Winda pun meminta izin orangtua Sapto, hingga akhirnya Sapto resmi Ia latih sebagai muridnya. Melatih Sapto bukan perkara yang sulit bagi Winda, karena sebelumnya Ia pernah melatih seorang difabel juga hingga berhasil merain tiga medali emas dalam Pekan Paralimpik Indonesia (Peparnas) di Riau.
“Setelah kita latihan, kemudian ada seleksi Paperpenas, alhamdullilah dia lolos. Kemudian ada TC di Solo, sampai akhirnya di ke Bandung dan berhasil mendapatkan tiga medali emas, pada ajang 100 meter, 200 meter dan lompat jauh,” ujarnya.
Dalam perjuangan tersebut, Winda memang terlihat sangat gigih untuk terus mendorong Sapto menjadi atlet sukses. Bahkan pada saat TC di Solo, dirinya rela membawa soal ujian semester untuknya.
“Jadi saat itut memang sedang ada ujian tengah sementer atau semesteran, saya pergi ke Solo untuk membawakan soal ujian, setelah selesai saya bawa lagi ke sekolah soalnya. Saya saat itu berfikiran, supaya dia itu sekolahnya jalan prestasinya jalan. Memang perjuangan banget,” kata dia.

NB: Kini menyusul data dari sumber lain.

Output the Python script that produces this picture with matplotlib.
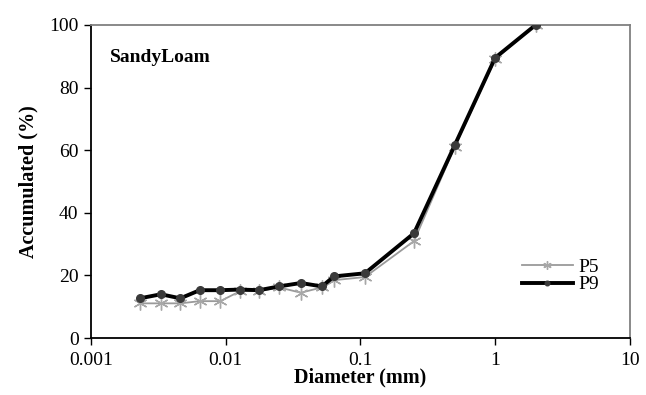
import matplotlib
matplotlib.use("Agg")
import matplotlib.pyplot as plt
from matplotlib.ticker import FixedLocator, FixedFormatter

matplotlib.rcParams['font.family'] = 'Liberation Serif'

# particle diameter (mm)
diameter = [0.0023, 0.0033, 0.0046, 0.0064, 0.0091, 0.0128, 0.0177, 0.0248,
            0.0361, 0.0518, 0.0635, 0.108, 0.25, 0.5, 1.0, 2.0]

# accumulated (%)
p5 = [11.1, 11.1, 11.1, 11.8, 11.8, 15.0, 15.0, 16.2,
      14.5, 16.2, 18.5, 19.5, 31.0, 61.0, 89.0, 100.0]
p9 = [12.7, 14.0, 12.7, 15.3, 15.3, 15.5, 15.3, 16.5,
      17.6, 16.5, 19.7, 20.7, 33.5, 61.5, 89.5, 100.0]

x_ticks = [0.001, 0.01, 0.1, 1, 10]
x_tick_labels = ["0.001", "0.01", "0.1", "1", "10"]
y_ticks = [0, 20, 40, 60, 80, 100]

fig = plt.figure(figsize=(6.46, 3.95), dpi=100)
ax = fig.add_axes([0.141, 0.144, 0.834, 0.793])

ax.plot(diameter, p5, color="#9a9a9a", linewidth=1.3,
        marker=(6, 2, 0), markersize=10, markeredgewidth=1.0,
        markeredgecolor="#a8a8a8", label="P5", zorder=2)
ax.plot(diameter, p9, color="black", linewidth=2.8,
        marker="o", markersize=5.5, markerfacecolor="#3a3a3a",
        markeredgecolor="#3a3a3a", label="P9", zorder=3)

ax.set_xscale("log")
ax.set_xlim(0.001, 10)
ax.set_ylim(0, 100)
ax.xaxis.set_major_locator(FixedLocator(x_ticks))
ax.xaxis.set_major_formatter(FixedFormatter(x_tick_labels))
ax.xaxis.set_minor_locator(FixedLocator([]))
ax.set_yticks(y_ticks)

ax.tick_params(axis="both", direction="out", length=5, width=1,
               labelsize=14, colors="black")
ax.tick_params(axis="x", pad=5)
ax.tick_params(axis="y", pad=4)

for side in ["left", "bottom"]:
    ax.spines[side].set_color("black")
    ax.spines[side].set_linewidth(1.3)
for side in ["top", "right"]:
    ax.spines[side].set_color("#808080")
    ax.spines[side].set_linewidth(1.3)

ax.set_xlabel("Diameter (mm)", fontsize=14.5, fontweight="bold", labelpad=-1)
ax.set_ylabel("Accumulated (%)", fontsize=14.5, fontweight="bold", labelpad=8)

ax.text(0.035, 0.895, "SandyLoam", transform=ax.transAxes, fontsize=14,
        fontweight="bold", ha="left", va="center")

ax.legend(loc="upper left", bbox_to_anchor=(0.80, 0.255), frameon=False,
          fontsize=14, handlelength=2.6, handletextpad=0.3, labelspacing=0.0,
          borderpad=0, borderaxespad=0, markerscale=0.6)

fig.savefig("out.png", dpi=100)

Namun, perjuangan paling berat yakni saat membujuk orangtuanya, agar Sapto bisa menjalani TC di Solo. Winda memahami selama ini orangtua Sapto tidak pernah jauh dari anaknya, terutama ibunya.
“Saya sering menjelaskan ke orangtuanya, saya bilang di sana di Solo sudah diurusi dengan baik, makanannya juga enak-enak,” ujarnya.
Meski sekarang ini Sapto sudah tidak lagi menjadi muridnya, dan sudah menjadi atlet nasional, Winda mengaku masih berkomunikasi dengan Sapto. Winda memberikan semangat serta memantau kondisinya.
“Kemarin dia WA saya, dia bilang dia di Tokyo. Saya juga ucapkan selamat kepada dia,” kata dia.
Winda berpesan kepada Sapto agar berusaha tetap menjadi atlet yang hebat, dengan terus berlatih hingga selalu mengikuti petunjuk yang diarahkan oleh para pelatihnya.
“Buat Sapto, salatnya jangan ditinggal, tetap berbakti kepada orangtua. Prestasi melangit tetapi hati tetap membumi,” ujarnya.